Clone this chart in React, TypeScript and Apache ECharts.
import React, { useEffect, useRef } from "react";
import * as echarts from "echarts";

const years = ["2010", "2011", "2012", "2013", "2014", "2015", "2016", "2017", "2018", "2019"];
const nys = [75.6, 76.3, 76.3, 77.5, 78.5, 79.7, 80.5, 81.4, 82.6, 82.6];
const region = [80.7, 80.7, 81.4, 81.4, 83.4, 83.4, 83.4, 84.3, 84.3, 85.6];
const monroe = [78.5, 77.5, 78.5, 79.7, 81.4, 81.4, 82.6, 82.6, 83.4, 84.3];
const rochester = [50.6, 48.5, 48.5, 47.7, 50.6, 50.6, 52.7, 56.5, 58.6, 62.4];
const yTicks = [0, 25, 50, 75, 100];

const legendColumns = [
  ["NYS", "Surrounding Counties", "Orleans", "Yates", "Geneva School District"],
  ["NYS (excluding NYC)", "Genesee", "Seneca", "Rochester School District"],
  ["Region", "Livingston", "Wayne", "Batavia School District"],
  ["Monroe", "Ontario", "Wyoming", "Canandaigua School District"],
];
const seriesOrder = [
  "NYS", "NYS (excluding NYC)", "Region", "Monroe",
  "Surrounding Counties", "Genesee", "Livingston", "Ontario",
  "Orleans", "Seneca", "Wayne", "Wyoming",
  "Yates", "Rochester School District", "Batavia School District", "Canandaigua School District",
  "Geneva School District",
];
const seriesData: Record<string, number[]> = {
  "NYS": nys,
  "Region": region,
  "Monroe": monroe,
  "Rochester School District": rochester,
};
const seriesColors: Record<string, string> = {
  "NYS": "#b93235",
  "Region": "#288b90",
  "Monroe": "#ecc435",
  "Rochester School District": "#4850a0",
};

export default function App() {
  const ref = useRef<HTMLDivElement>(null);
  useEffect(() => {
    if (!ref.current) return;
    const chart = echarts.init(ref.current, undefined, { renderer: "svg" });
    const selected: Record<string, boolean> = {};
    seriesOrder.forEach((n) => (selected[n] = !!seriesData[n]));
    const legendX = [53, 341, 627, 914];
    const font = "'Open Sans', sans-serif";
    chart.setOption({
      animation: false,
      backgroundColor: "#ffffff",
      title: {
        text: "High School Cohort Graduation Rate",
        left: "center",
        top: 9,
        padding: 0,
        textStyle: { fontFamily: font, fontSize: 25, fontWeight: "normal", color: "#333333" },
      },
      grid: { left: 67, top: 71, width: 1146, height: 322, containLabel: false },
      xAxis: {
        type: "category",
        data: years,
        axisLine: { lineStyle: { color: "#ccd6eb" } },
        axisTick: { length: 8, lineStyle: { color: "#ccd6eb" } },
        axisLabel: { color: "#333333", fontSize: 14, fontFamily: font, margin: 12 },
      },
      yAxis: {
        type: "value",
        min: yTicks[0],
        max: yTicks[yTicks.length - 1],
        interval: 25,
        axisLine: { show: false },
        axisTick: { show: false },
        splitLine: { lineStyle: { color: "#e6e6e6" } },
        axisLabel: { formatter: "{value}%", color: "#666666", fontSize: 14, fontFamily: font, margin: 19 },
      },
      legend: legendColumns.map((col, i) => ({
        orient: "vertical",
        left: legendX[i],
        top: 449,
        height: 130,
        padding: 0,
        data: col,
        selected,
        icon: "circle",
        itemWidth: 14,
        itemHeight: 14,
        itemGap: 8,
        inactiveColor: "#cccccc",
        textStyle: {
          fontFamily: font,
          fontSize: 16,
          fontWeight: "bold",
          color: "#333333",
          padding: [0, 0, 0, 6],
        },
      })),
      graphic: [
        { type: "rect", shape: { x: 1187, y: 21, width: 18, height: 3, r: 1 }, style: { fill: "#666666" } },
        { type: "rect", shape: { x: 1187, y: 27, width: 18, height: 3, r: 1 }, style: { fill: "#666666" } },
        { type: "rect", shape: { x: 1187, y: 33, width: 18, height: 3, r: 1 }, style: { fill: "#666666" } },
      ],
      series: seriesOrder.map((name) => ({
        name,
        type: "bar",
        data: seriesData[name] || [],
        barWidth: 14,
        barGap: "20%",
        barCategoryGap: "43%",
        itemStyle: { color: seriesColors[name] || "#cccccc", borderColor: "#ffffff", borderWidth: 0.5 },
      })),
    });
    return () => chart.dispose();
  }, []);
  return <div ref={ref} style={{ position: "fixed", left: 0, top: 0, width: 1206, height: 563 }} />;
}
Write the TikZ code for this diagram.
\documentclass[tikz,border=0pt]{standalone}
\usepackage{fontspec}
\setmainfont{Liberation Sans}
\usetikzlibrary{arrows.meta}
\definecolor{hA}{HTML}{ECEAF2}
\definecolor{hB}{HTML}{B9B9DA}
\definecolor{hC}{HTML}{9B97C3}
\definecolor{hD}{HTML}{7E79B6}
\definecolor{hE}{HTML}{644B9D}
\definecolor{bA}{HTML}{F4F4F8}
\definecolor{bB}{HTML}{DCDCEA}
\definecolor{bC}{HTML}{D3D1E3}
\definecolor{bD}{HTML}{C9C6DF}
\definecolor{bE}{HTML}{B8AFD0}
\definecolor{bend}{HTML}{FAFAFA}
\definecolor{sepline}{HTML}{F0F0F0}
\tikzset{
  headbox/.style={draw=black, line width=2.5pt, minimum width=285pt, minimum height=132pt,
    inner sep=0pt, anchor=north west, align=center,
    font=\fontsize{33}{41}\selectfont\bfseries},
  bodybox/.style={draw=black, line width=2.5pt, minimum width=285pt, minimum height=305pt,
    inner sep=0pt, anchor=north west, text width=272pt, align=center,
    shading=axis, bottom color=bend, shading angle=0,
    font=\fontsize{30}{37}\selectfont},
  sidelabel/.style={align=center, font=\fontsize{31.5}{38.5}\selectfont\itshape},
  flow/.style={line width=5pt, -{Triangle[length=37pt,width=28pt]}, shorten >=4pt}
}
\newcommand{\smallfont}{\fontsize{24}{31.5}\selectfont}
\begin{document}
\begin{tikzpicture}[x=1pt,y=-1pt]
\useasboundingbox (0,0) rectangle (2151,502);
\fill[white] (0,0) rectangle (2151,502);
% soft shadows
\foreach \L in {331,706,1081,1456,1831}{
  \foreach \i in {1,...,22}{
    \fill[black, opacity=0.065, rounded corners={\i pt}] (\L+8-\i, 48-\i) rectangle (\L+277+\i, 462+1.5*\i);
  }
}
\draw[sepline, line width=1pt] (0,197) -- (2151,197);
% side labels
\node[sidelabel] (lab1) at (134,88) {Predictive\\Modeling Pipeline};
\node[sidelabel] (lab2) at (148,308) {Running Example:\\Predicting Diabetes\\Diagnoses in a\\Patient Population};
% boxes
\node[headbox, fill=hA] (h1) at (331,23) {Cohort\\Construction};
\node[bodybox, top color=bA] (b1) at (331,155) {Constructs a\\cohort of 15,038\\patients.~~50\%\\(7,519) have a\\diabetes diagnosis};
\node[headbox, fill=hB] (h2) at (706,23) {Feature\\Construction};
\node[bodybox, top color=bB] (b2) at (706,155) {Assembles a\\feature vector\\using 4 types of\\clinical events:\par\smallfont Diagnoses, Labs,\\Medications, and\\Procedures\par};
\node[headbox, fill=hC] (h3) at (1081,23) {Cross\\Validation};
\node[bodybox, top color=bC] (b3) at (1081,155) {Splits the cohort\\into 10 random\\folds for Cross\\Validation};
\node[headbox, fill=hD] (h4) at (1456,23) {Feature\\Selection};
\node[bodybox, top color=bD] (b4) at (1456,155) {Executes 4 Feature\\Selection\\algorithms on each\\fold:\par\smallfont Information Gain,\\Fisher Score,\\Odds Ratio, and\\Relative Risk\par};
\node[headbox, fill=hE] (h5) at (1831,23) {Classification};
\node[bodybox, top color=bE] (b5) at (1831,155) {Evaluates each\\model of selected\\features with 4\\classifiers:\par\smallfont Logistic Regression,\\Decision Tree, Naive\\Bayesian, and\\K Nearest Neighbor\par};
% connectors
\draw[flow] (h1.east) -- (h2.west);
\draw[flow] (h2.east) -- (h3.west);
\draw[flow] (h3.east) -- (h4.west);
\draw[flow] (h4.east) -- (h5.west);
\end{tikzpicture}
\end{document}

##############################

→ **Instructions to follow**: Pick out lines containing the word "this", each one as written.

→ **Final result**:
Clone this chart in React, TypeScript and Apache ECharts.
Write the TikZ code for this diagram.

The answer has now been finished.